Retype, exactly as they stand, the lines from the start of the data to the line that contains "0.867, 0.933, 1.0]", both ends included. Leave the pictures out.
>> begin Provided material
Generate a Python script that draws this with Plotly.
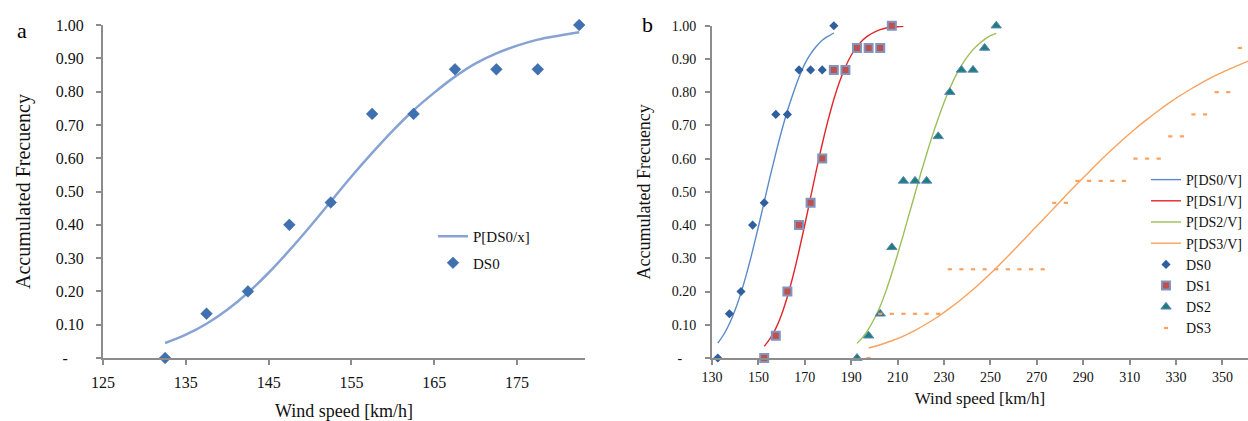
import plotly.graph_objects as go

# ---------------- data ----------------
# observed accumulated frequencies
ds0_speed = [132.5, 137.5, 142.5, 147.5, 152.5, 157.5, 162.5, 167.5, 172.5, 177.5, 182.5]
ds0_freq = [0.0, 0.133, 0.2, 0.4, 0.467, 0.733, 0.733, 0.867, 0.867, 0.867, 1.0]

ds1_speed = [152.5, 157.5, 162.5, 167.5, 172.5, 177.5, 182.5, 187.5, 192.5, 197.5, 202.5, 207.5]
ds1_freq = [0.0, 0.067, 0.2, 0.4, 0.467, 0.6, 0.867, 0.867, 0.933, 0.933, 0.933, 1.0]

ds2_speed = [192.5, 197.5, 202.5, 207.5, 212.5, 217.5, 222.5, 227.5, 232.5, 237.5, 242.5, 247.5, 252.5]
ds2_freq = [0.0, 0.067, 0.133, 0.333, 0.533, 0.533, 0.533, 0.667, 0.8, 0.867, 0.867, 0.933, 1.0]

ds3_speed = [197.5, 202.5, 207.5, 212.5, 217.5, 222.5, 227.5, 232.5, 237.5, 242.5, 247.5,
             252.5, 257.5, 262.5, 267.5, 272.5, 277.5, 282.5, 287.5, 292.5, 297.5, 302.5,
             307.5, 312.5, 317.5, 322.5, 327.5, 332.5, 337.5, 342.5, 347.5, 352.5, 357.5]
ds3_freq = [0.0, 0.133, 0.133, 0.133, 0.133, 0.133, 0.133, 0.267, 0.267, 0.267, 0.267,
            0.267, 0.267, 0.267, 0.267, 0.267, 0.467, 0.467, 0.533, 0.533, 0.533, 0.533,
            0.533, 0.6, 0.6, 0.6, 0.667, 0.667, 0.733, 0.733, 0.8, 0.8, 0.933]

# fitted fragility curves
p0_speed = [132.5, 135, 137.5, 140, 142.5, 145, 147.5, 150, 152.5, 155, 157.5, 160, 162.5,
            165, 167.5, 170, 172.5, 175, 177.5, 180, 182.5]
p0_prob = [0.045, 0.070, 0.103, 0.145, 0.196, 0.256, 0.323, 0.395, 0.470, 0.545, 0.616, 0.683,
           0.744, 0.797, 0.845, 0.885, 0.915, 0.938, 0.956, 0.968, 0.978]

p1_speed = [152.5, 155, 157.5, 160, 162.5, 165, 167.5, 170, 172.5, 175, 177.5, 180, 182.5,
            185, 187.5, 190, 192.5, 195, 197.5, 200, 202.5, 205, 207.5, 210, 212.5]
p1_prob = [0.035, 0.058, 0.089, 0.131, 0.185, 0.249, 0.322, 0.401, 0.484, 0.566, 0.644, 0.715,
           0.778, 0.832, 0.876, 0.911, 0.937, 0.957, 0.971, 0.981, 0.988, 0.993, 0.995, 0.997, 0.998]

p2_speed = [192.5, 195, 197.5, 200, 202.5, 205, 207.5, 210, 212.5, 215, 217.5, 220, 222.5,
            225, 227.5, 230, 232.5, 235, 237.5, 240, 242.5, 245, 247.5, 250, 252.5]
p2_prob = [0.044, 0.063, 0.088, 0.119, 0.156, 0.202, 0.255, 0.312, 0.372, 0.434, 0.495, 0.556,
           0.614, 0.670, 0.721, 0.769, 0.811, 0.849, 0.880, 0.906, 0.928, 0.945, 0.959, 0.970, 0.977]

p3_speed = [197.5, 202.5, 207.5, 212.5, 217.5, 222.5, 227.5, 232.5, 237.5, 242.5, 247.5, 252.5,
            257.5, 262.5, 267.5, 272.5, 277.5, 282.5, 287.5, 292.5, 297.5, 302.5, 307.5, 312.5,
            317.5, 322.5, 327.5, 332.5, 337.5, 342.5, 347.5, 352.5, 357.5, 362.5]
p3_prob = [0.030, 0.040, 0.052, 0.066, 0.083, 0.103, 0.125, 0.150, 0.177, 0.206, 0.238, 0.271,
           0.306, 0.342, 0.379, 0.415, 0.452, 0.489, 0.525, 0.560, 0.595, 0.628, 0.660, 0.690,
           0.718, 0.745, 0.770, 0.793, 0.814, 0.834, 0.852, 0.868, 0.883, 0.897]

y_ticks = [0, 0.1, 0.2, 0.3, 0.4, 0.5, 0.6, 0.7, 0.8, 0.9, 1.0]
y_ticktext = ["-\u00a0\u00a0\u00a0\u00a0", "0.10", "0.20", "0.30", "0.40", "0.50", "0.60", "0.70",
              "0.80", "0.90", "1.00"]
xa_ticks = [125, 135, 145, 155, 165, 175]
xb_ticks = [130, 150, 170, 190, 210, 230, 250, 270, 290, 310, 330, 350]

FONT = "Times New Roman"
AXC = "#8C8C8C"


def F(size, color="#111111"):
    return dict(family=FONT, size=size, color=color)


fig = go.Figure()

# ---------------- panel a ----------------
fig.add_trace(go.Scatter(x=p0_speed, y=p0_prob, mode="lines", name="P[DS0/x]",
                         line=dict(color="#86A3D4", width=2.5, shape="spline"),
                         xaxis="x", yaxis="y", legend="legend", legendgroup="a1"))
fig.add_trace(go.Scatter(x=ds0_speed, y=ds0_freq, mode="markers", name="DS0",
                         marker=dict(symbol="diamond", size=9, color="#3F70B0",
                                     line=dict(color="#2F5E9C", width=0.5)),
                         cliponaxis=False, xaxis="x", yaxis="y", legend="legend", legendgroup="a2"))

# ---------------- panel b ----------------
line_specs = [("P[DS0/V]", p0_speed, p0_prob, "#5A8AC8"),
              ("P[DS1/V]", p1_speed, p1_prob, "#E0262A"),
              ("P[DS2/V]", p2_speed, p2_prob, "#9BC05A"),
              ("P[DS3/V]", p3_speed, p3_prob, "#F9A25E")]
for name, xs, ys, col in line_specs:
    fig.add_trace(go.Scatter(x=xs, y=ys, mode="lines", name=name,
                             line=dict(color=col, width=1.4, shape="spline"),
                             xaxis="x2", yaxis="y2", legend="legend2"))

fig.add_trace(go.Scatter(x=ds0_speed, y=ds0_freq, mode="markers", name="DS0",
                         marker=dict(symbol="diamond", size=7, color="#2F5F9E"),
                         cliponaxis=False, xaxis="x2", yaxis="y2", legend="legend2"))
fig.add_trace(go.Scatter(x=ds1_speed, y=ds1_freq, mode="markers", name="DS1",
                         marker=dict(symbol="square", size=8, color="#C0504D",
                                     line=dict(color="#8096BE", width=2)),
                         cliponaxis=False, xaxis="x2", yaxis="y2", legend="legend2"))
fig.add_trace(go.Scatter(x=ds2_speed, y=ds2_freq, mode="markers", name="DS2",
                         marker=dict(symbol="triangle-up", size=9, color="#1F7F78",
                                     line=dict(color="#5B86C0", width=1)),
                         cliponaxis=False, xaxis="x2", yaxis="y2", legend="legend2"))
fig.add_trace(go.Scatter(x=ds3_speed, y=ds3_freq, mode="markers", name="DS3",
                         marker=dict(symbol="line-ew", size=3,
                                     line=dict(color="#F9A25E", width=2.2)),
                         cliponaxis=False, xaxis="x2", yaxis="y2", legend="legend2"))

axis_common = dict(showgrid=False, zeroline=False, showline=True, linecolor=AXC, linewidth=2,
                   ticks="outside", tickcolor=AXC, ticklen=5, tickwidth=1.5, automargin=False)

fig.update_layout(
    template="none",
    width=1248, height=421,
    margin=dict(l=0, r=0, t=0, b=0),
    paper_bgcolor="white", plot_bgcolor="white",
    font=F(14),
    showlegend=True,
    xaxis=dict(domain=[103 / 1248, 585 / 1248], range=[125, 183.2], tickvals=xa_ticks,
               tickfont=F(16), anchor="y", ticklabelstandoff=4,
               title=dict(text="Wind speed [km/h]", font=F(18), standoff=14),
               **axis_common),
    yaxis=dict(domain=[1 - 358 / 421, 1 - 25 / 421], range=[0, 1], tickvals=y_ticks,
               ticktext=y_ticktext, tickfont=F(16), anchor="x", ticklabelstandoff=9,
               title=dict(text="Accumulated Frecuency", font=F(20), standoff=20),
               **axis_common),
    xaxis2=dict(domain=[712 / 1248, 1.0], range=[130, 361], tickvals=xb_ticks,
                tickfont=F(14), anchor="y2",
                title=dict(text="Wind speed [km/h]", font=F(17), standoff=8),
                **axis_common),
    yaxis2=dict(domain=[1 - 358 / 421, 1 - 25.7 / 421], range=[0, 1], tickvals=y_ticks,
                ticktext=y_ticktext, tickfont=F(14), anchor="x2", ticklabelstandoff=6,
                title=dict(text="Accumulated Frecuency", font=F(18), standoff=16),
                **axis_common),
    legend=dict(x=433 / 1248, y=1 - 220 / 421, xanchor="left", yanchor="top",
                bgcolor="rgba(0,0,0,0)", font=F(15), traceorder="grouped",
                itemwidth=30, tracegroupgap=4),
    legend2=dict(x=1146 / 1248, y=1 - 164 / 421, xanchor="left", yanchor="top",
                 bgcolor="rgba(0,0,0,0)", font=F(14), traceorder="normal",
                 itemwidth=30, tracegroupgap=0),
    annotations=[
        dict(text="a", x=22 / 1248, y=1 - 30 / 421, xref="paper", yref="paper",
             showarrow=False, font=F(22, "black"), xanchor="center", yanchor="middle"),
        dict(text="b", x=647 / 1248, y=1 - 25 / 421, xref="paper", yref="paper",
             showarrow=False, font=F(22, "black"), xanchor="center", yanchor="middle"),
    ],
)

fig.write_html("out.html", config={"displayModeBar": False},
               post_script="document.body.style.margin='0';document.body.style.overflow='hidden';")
>> end Provided material
**Task output**
Generate a Python script that draws this with Plotly.
import plotly.graph_objects as go

# ---------------- data ----------------
# observed accumulated frequencies
ds0_speed = [132.5, 137.5, 142.5, 147.5, 152.5, 157.5, 162.5, 167.5, 172.5, 177.5, 182.5]
ds0_freq = [0.0, 0.133, 0.2, 0.4, 0.467, 0.733, 0.733, 0.867, 0.867, 0.867, 1.0]

ds1_speed = [152.5, 157.5, 162.5, 167.5, 172.5, 177.5, 182.5, 187.5, 192.5, 197.5, 202.5, 207.5]
ds1_freq = [0.0, 0.067, 0.2, 0.4, 0.467, 0.6, 0.867, 0.867, 0.933, 0.933, 0.933, 1.0]

ds2_speed = [192.5, 197.5, 202.5, 207.5, 212.5, 217.5, 222.5, 227.5, 232.5, 237.5, 242.5, 247.5, 252.5]
ds2_freq = [0.0, 0.067, 0.133, 0.333, 0.533, 0.533, 0.533, 0.667, 0.8, 0.867, 0.867, 0.933, 1.0]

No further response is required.